Weapon base upgrades are separate from mods, which are separate from calibration, which are separate from other augmentations, in another example. It’s not always clear how everything is going to affect your power until you’ve already sunk the resources to build or modify it.
In some ways, this is all part of what makes the game fun: every little thing has five or six minigames built into it. But finding all those minigames when you know they exist and you don’t remember which menu tree/tab/option they were in gets old.
Some players have experienced bugs that I haven’t run across myself: NPCs not loading, the physical Whisper “flowers” that other players leave behind not displaying correctly (though I wonder if that last is a deliberate phase in-out cycle to avoid too much item collision). My game experience has been largely bug-free, aside from that one death… knock on collected wood.
Driving me crazy
While there are teleport towers sprinkled around the map that you can use to zip from place to place, you’ll spend most of your traveling time in vehicles. Some of these are incredible. One of my teammates jumped ahead in the crafting tree just to make us a Jeep-like SUV, which we could all ride in, swapping seats and listening to the radio—and leaning out the windows to shoot enemies. The Mean Girls-style “get in loser, we’re going monster hunting” vibe when he first rolled up made me truly laugh aloud.

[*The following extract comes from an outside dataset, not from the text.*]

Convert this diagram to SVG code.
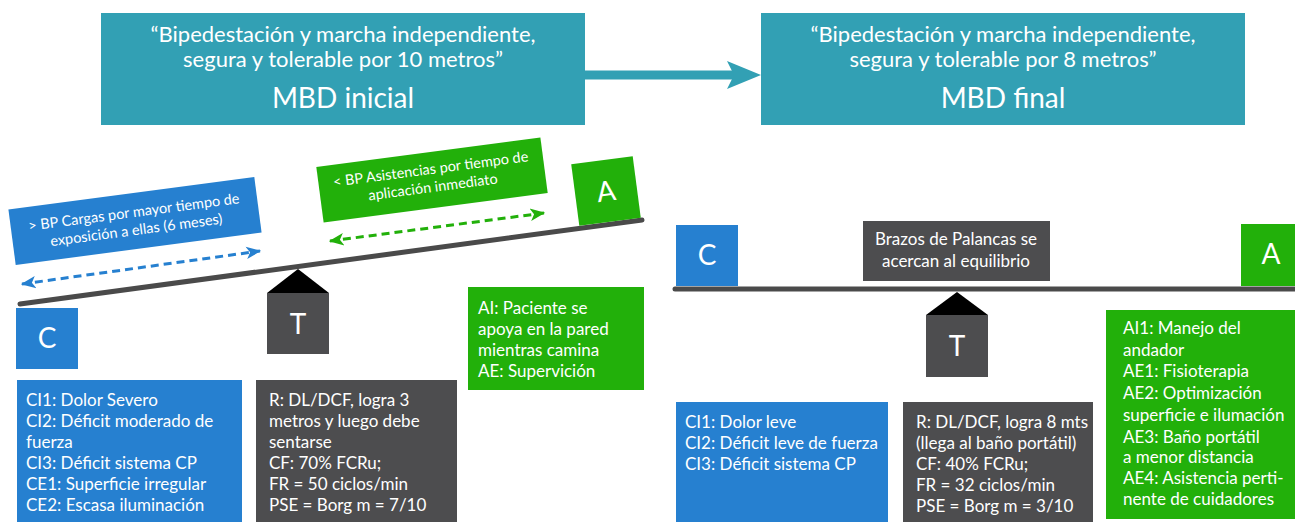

Unfortunately, driving vehicles is not as much fun as being a passenger. While operating your character is remarkably smooth—I could hurdle small obstacles and parkour up buildings fluidly, all while zooming in on monsters with my sniper rifle and blowing their heads off—vehicle navigation was created by the devil.
By default it’s WASD with no mouse control, which is just as clunky as it sounds. It also has collision (and repairing and fuel, because of course it does), but exactly what it’ll hit and mow over (monsters, amusingly causing damage) and what’ll stop it dead (tiny pebbles, some-but-not-all bushes, a 4-inch curb) is unpredictable.
Several other things I would have complained about have been resolved at the time of this writing, including the ability to make multiple characters and have cosmetics account-wide. In both cases, Starry Studio (a subsidiary of NetEase) quickly saw the issue and pushed fixes live (and free). Regarding monetization, the $10 and $24 Battle Passes are just for cosmetics, and not having one does not affect player power or progression. This game, which would be a decent buy at full price, truly is free to play.
You do have to accept two hard-to-kill PC processes that run in the background as part of Once Human’s security layer, and it insists on running in Admin mode, which it does not really have an excuse to do. You have to run voice comms programs like Discord in Admin mode to use push-to-talk every single time you play as a result, which is irritating.
But in the grand scheme of things, those are minor annoyances for a game this deep, this engaging, and this free. Sometimes games don’t need to reinvent a genre to become a favorite spare-time romp.